NXP has launched the TJA115x series of CAN high-speed transceivers. They provide some data link layer security controls.
The CAN data link layer security controls have a name: TJA115x series. Already introduced a couple of years ago, NXP is going to ship so-called “smart” CAN transceivers featuring protection against spoofing, tampering, and flooding attacks. The components are available as drop-in replacement for high-speed CAN transceivers in SO8 and HVSON14 packages. If no cyber security incident has been detected, the TJA115x transceivers behave like TJA104x transceivers (difference is e.g. that the TJA115x features “auto biasing”). In case a cyber security incident is detected the frame gets invalidated on the bus in the end-of-frame field by an active error flag. This happens before it is stored in any receive buffer. For an incident caused by the local host, the transceiver disconnects the local host temporarily from the CAN network.
The simple exchange of the high-speed transceiver is possible without the need to modify the software in the host controller.
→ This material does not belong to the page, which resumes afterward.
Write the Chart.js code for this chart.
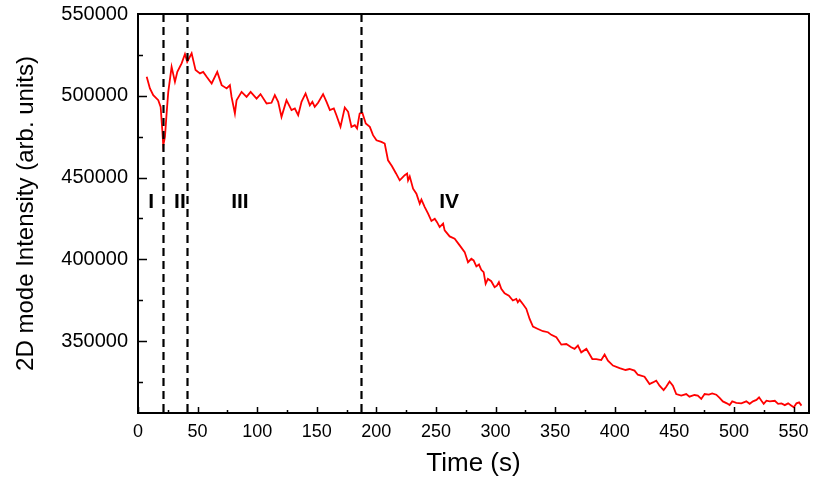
<!DOCTYPE html>
<html>
<head>
<meta charset="utf-8">
<script src="https://cdn.jsdelivr.net/npm/chart.js@4/dist/chart.umd.min.js"></script>
<style>
  html, body { margin: 0; padding: 0; background: #fff; }
  #wrap { width: 813px; height: 481px; }
</style>
</head>
<body>
<div id="wrap"><canvas id="intensityChart" width="813" height="481"></canvas></div>
<script>
// 2D mode intensity vs time
const times = [
  7.3, 10, 12.8, 17, 19, 20.4, 21.2, 22.6, 24, 25.4, 28.2, 31, 33, 36.6, 39.4, 41.3, 45, 48.3,
  52, 54.7, 57.6, 61.8, 66.5, 70.2, 74.4, 77.1, 78.5, 81.3, 82.7, 86.9, 91.1, 94.5, 99.5,
  102.8, 107.9, 112, 114.8, 117.6, 120.4, 124.6, 128.8, 131.6, 134.4, 137.2, 140.6, 144.2,
  146.3, 148.3, 151.1, 155.3, 158.2, 161, 164.3, 166.5, 169.9, 173.5, 176.3, 179.1, 181.9,
  183.8, 186, 188.3, 191.1, 194.5, 197.2, 200.1, 204.2, 207, 209.8, 213, 216.5, 219.6,
  223.8, 225.8, 226.6, 228, 230.8, 233.6, 236.4, 237.8, 240.6, 243.4, 246.2, 249, 250.9,
  253.1, 256, 257.3, 261.5, 265.7, 269.9, 274.1, 276.9, 279.7, 281.6, 283.9, 286.1, 288,
  290, 291.7, 293.6, 296.4, 299.2, 301.1, 302.8, 304.8, 307.6, 311.2, 314.5, 317.4, 318.7,
  320.2, 322.9, 325.8, 328.6, 331.4, 335.6, 339.8, 344, 346.8, 351, 355.2, 359.4, 363.5,
  366.3, 369.1, 371.9, 376.2, 381.2, 384.5, 388.7, 391.5, 394.3, 398.5, 404.1, 409.1,
  412.4, 416.6, 419.4, 425, 429.2, 432, 434.8, 437.6, 441, 443.2, 446, 448.8, 451.6, 455.8,
  460, 462.7, 466.9, 469.7, 472.6, 475.4, 479, 481.8, 485.2, 488, 490.7, 494.1, 496.4,
  498.6, 502, 506.2, 510.4, 513.2, 516, 518.9, 521.1, 523.1, 525, 527.3, 530.1, 534.3,
  537.1, 539.9, 542.7, 545.5, 548.3, 550.3, 552.5, 554.7, 556.7
];
const intensity = [
  511600, 504500, 500400, 497300, 493200, 478900, 469700, 474800, 489200, 502400, 517700, 508500, 514600, 519800, 525500, 520800, 525900, 515700,
  513700, 514600, 511600, 507500, 514600, 506500, 504500, 506500, 499300, 489200, 497300, 502400, 499300, 502400, 498300,
  501000, 495300, 495700, 500400, 496300, 487100, 497300, 491200, 492200, 488100, 496300, 501400, 494200,
  496300, 493200, 495700, 501000, 496300, 491200, 492200, 488100, 481000, 492800, 490200, 481000, 482000,
  480000, 489200, 489500, 483000, 481000, 475900, 472800, 471800, 470800, 460500, 457000, 452500, 448300,
  451400, 452400, 448300, 450700, 443200, 440100, 434000, 436500, 431900, 427900, 423400, 424800, 422700,
  419700, 421800, 417700, 414000, 412600, 408500, 404400, 398200, 400300, 399300, 395600, 396800, 393600,
  392100, 385000, 388000, 386600, 382900, 383900, 386000, 381900, 379200, 377800, 374800, 375800, 373700,
  375200, 372700, 369700, 363500, 358800, 357400, 356000, 355400, 353800, 352300, 347800, 348200, 346200,
  345200, 347200, 343100, 345200, 339000, 339000, 338400, 341700, 338000, 335000, 333500, 332300,
  332900, 331900, 329400, 328200, 323700, 324700, 325800, 322700, 320000, 322100, 325300, 322700, 317600, 316600,
  317600, 316000, 317000, 316600, 314600, 317600, 317200, 318000, 317200, 315200, 313100, 311900, 310900,
  313100, 312200, 311900, 313100, 311600, 313100, 314000, 315600, 313500, 311600, 313500, 313100, 313500,
  311600, 311900, 310800, 311900, 310500, 309500, 311900, 312500, 310500
];

// phase boundaries (dashed lines) and phase names
const boundaries = [21, 41.5, 187];
const phaseNames = ["I", "II", "III", "IV"];
const phaseTimes = [11, 35.2, 85.5, 261];
const phaseLevel = 435000;

const xTicks = [0, 50, 100, 150, 200, 250, 300, 350, 400, 450, 500, 550];
const yTicks = [350000, 400000, 450000, 500000, 550000];

const FONT = "'Liberation Sans', Arial, sans-serif";

const points = times.map((t, i) => ({ x: t, y: intensity[i] }));

// frame, inward tick marks, dashed phase lines and phase names
const decorations = {
  id: "decorations",
  afterDatasetsDraw(chart) {
    const { ctx, chartArea: a, scales: { x, y } } = chart;
    ctx.save();
    ctx.strokeStyle = "#000";

    // dashed boundaries
    ctx.lineWidth = 2.2;
    ctx.setLineDash([8, 5]);
    boundaries.forEach(b => {
      const px = Math.round(x.getPixelForValue(b)) + 0.5;
      ctx.beginPath();
      ctx.moveTo(px, a.top);
      ctx.lineTo(px, a.bottom);
      ctx.stroke();
    });
    ctx.setLineDash([]);

    // tick marks pointing into the plot
    ctx.lineWidth = 1.5;
    ctx.beginPath();
    for (let v = 0; v <= 560; v += 25) {
      const px = Math.round(x.getPixelForValue(v)) + 0.5;
      const len = v % 50 === 0 ? 6 : 3;
      ctx.moveTo(px, a.bottom);
      ctx.lineTo(px, a.bottom - len);
    }
    for (let v = 325000; v < 550000; v += 25000) {
      const py = Math.round(y.getPixelForValue(v)) + 0.5;
      const len = v % 50000 === 0 ? 9 : 5;
      ctx.moveTo(a.left, py);
      ctx.lineTo(a.left + len, py);
    }
    ctx.stroke();

    // frame
    ctx.lineWidth = 2;
    ctx.strokeRect(a.left, a.top, a.right - a.left, a.bottom - a.top);

    // phase names
    ctx.fillStyle = "#000";
    ctx.font = "bold 21px " + FONT;
    ctx.textAlign = "center";
    ctx.textBaseline = "middle";
    phaseNames.forEach((n, i) => {
      ctx.fillText(n, x.getPixelForValue(phaseTimes[i]), y.getPixelForValue(phaseLevel));
    });
    ctx.restore();
  }
};

new Chart(document.getElementById("intensityChart"), {
  type: "line",
  data: {
    datasets: [{
      data: points,
      borderColor: "#ff0000",
      borderWidth: 1.8,
      pointRadius: 0,
      tension: 0,
      fill: false
    }]
  },
  options: {
    responsive: false,
    devicePixelRatio: 1,
    animation: false,
    layout: { padding: { top: 14, right: 4, left: 0, bottom: 0 } },
    plugins: { legend: { display: false }, tooltip: { enabled: false } },
    scales: {
      x: {
        type: "linear",
        min: 0,
        max: 563,
        afterBuildTicks: s => { s.ticks = xTicks.map(v => ({ value: v })); },
        afterFit: s => { s.height = 68; s.paddingLeft = 0; s.paddingRight = 0; },
        grid: { display: false, drawTicks: false, tickLength: 0 },
        border: { display: false },
        ticks: { color: "#000", padding: 8, maxRotation: 0, font: { family: FONT, size: 18 } },
        title: {
          display: true,
          text: "Time (s)",
          color: "#000",
          font: { family: FONT, size: 26 },
          padding: { top: 0, bottom: 2 }
        }
      },
      y: {
        min: 306000,
        max: 550000,
        afterBuildTicks: s => { s.ticks = yTicks.map(v => ({ value: v })); },
        afterFit: s => { s.width = 138; s.paddingTop = 0; s.paddingBottom = 0; },
        grid: { display: false, drawTicks: false, tickLength: 0 },
        border: { display: false },
        ticks: { color: "#000", padding: 10, font: { family: FONT, size: 20 }, callback: v => String(v) },
        title: {
          display: true,
          text: "2D mode Intensity (arb. units)",
          color: "#000",
          font: { family: FONT, size: 24 },
          padding: { top: 12, bottom: 0 }
        }
      }
    }
  },
  plugins: [decorations]
});
</script>
</body>
</html>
Additional effort during production needs to be considered to configure basic parameters like: CAN identifiers or filter settings. The configuration can either be kept open for further secure updates in the field, alternatively it can be locked out. The TJA115x has abilities to facilitate logging and reporting security incidents on the network and to the local host.
The secure CAN transceiver can be used in Classical CAN as well as in CAN FD networks. It protects its own configuration update. The concept proposed by NXP is implemented entirely in hardware. It operates independently and in isolation from the host-controller. This means it provides an inherent level of security and is specifically designed for minimum system impact to overcome the lack of sender identification in the CAN protocol. It can be introduced into a network in a stepwise approach (ECU by ECU), without impacting other devices, or impacting the message latency, the busload or increasing the processor load.
The implemented spoofing protection mechanism makes sure that whenever the target ECU receives a protected frame, the expected sender has transmitted it. Also, the network is protected immediately after turning on the ignition – as the implemented security mechanisms do not require any initialization (of individual ECUs) or synchronization (of multiple ECUs on a bus). Denial-of-Service incidents are counter-measured by means of limiting the bus access to a configured permitted bandwidth. Such bandwidth limitations are also known as “inhibit” times, for example in CANopen (PDO and EMC).